Pull out all lines from the listing below in which the word "with" appears.

== DATA TO USE ==

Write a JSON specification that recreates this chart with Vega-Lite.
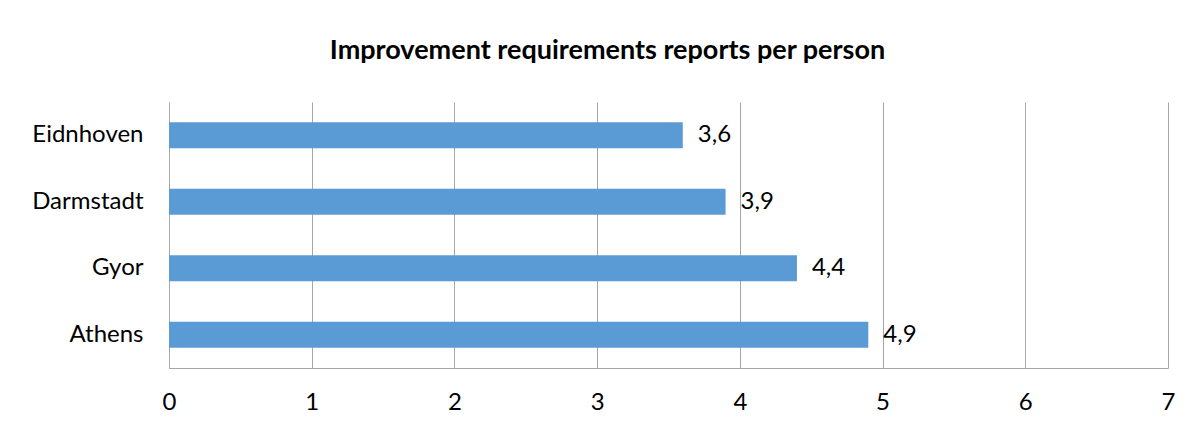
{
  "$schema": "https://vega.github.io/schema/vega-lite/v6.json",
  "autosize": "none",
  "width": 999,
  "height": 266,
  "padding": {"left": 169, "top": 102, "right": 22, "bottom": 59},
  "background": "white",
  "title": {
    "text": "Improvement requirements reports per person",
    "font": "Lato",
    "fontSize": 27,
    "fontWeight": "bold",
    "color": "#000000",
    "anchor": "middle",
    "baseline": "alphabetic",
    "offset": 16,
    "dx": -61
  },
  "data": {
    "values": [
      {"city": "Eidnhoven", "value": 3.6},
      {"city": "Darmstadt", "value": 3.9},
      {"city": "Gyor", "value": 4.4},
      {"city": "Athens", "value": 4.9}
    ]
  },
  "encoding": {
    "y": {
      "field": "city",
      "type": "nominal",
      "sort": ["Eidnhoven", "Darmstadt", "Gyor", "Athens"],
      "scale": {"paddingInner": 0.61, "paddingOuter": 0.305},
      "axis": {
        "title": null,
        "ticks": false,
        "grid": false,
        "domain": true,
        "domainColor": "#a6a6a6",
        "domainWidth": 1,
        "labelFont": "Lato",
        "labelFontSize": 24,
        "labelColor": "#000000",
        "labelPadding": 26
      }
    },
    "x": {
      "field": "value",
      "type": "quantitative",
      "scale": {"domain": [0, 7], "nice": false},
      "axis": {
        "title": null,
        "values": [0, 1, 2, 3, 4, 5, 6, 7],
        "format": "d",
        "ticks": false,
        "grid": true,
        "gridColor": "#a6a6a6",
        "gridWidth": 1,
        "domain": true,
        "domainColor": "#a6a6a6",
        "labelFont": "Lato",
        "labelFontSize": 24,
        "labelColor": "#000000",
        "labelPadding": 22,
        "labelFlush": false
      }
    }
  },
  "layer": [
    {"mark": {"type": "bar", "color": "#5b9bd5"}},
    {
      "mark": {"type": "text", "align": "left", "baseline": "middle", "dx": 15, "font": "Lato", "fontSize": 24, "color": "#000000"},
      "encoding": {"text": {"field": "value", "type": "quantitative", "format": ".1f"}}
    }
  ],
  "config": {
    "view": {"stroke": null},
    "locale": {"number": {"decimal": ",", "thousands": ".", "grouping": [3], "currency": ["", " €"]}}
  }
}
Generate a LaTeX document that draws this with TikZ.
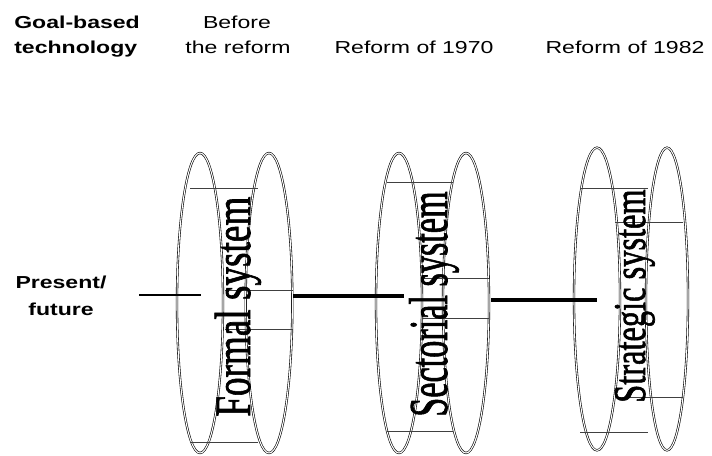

===

## EXERCISE RESULT:
Write a JSON specification that recreates this chart with Vega-Lite.
Generate a LaTeX document that draws this with TikZ.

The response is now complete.